>> start INFORMATION PROVIDED

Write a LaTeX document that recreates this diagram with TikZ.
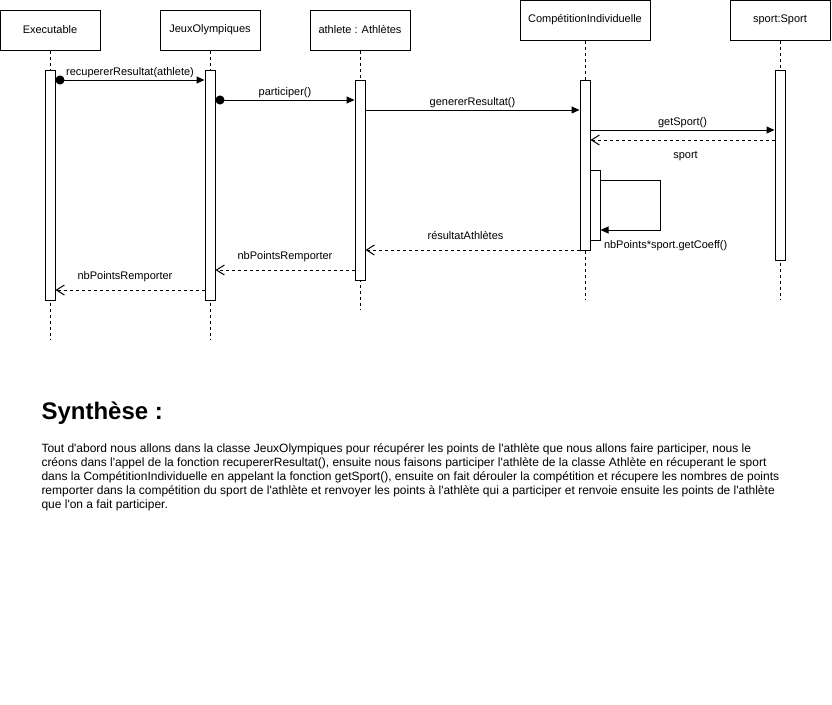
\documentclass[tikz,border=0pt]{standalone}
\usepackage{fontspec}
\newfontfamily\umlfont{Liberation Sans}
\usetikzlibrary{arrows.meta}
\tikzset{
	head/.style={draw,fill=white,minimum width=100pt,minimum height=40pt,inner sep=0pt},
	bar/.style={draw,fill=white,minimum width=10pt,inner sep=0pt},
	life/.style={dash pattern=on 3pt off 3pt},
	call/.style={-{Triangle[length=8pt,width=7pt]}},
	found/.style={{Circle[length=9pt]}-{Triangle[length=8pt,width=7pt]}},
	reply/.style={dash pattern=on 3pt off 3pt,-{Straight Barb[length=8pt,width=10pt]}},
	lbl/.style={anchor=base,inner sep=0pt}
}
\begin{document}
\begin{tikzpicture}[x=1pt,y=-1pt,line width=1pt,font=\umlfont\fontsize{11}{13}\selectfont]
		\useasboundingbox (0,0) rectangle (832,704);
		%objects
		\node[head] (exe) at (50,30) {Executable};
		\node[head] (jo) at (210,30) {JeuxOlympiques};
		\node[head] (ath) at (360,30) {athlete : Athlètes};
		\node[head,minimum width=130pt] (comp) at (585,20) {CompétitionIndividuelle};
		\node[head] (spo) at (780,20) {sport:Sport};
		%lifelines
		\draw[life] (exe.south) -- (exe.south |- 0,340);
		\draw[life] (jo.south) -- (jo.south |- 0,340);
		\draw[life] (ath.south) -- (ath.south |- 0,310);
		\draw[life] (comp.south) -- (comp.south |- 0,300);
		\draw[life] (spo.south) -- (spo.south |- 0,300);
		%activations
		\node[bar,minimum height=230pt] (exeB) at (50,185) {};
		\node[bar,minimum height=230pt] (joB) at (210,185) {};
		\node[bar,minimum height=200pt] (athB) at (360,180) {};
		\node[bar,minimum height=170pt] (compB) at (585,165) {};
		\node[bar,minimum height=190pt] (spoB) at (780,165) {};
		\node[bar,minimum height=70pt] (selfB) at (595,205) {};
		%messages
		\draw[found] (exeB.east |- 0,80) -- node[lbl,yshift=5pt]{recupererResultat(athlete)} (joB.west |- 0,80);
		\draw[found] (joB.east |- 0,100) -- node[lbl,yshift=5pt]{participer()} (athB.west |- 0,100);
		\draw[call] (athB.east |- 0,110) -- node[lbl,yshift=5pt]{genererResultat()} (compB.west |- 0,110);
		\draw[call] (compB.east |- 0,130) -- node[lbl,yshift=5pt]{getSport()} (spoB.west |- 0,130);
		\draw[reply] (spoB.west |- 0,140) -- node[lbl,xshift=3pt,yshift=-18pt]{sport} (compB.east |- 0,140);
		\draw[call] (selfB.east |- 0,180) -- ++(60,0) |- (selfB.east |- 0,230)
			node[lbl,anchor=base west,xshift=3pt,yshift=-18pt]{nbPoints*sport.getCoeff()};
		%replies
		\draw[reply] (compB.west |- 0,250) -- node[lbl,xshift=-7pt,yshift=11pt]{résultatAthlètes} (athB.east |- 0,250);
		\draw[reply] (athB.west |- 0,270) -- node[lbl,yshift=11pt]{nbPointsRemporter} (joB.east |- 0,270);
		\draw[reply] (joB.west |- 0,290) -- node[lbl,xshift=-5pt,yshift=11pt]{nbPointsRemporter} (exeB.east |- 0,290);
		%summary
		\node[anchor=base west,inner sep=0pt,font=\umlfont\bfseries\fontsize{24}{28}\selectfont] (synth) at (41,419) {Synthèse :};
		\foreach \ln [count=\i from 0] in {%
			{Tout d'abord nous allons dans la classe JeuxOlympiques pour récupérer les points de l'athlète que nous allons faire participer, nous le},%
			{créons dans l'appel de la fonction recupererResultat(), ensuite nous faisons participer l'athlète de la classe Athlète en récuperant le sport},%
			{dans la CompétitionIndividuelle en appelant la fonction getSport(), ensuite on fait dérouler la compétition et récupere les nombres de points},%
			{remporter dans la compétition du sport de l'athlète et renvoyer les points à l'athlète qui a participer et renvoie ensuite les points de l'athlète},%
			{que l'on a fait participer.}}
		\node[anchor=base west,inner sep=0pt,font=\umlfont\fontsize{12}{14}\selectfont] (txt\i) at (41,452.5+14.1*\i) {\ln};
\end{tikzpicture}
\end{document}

>> end INFORMATION PROVIDED

TASK GOAL:
Reproduce the material in full, word for word, and omit the pictures.

ANSWER TO THE TASK:
Write a LaTeX document that recreates this diagram with TikZ.
\documentclass[tikz,border=0pt]{standalone}
\usepackage{fontspec}
\newfontfamily\umlfont{Liberation Sans}
\usetikzlibrary{arrows.meta}
\tikzset{
	head/.style={draw,fill=white,minimum width=100pt,minimum height=40pt,inner sep=0pt},
	bar/.style={draw,fill=white,minimum width=10pt,inner sep=0pt},
	life/.style={dash pattern=on 3pt off 3pt},
	call/.style={-{Triangle[length=8pt,width=7pt]}},
	found/.style={{Circle[length=9pt]}-{Triangle[length=8pt,width=7pt]}},
	reply/.style={dash pattern=on 3pt off 3pt,-{Straight Barb[length=8pt,width=10pt]}},
	lbl/.style={anchor=base,inner sep=0pt}
}
\begin{document}
\begin{tikzpicture}[x=1pt,y=-1pt,line width=1pt,font=\umlfont\fontsize{11}{13}\selectfont]
		\useasboundingbox (0,0) rectangle (832,704);
		%objects
		\node[head] (exe) at (50,30) {Executable};
		\node[head] (jo) at (210,30) {JeuxOlympiques};
		\node[head] (ath) at (360,30) {athlete : Athlètes};
		\node[head,minimum width=130pt] (comp) at (585,20) {CompétitionIndividuelle};
		\node[head] (spo) at (780,20) {sport:Sport};
		%lifelines
		\draw[life] (exe.south) -- (exe.south |- 0,340);
		\draw[life] (jo.south) -- (jo.south |- 0,340);
		\draw[life] (ath.south) -- (ath.south |- 0,310);
		\draw[life] (comp.south) -- (comp.south |- 0,300);
		\draw[life] (spo.south) -- (spo.south |- 0,300);
		%activations
		\node[bar,minimum height=230pt] (exeB) at (50,185) {};
		\node[bar,minimum height=230pt] (joB) at (210,185) {};
		\node[bar,minimum height=200pt] (athB) at (360,180) {};
		\node[bar,minimum height=170pt] (compB) at (585,165) {};
		\node[bar,minimum height=190pt] (spoB) at (780,165) {};
		\node[bar,minimum height=70pt] (selfB) at (595,205) {};
		%messages
		\draw[found] (exeB.east |- 0,80) -- node[lbl,yshift=5pt]{recupererResultat(athlete)} (joB.west |- 0,80);
		\draw[found] (joB.east |- 0,100) -- node[lbl,yshift=5pt]{participer()} (athB.west |- 0,100);
		\draw[call] (athB.east |- 0,110) -- node[lbl,yshift=5pt]{genererResultat()} (compB.west |- 0,110);
		\draw[call] (compB.east |- 0,130) -- node[lbl,yshift=5pt]{getSport()} (spoB.west |- 0,130);
		\draw[reply] (spoB.west |- 0,140) -- node[lbl,xshift=3pt,yshift=-18pt]{sport} (compB.east |- 0,140);
		\draw[call] (selfB.east |- 0,180) -- ++(60,0) |- (selfB.east |- 0,230)
			node[lbl,anchor=base west,xshift=3pt,yshift=-18pt]{nbPoints*sport.getCoeff()};
		%replies
		\draw[reply] (compB.west |- 0,250) -- node[lbl,xshift=-7pt,yshift=11pt]{résultatAthlètes} (athB.east |- 0,250);
		\draw[reply] (athB.west |- 0,270) -- node[lbl,yshift=11pt]{nbPointsRemporter} (joB.east |- 0,270);
		\draw[reply] (joB.west |- 0,290) -- node[lbl,xshift=-5pt,yshift=11pt]{nbPointsRemporter} (exeB.east |- 0,290);
		%summary
		\node[anchor=base west,inner sep=0pt,font=\umlfont\bfseries\fontsize{24}{28}\selectfont] (synth) at (41,419) {Synthèse :};
		\foreach \ln [count=\i from 0] in {%
			{Tout d'abord nous allons dans la classe JeuxOlympiques pour récupérer les points de l'athlète que nous allons faire participer, nous le},%
			{créons dans l'appel de la fonction recupererResultat(), ensuite nous faisons participer l'athlète de la classe Athlète en récuperant le sport},%
			{dans la CompétitionIndividuelle en appelant la fonction getSport(), ensuite on fait dérouler la compétition et récupere les nombres de points},%
			{remporter dans la compétition du sport de l'athlète et renvoyer les points à l'athlète qui a participer et renvoie ensuite les points de l'athlète},%
			{que l'on a fait participer.}}
		\node[anchor=base west,inner sep=0pt,font=\umlfont\fontsize{12}{14}\selectfont] (txt\i) at (41,452.5+14.1*\i) {\ln};
\end{tikzpicture}
\end{document}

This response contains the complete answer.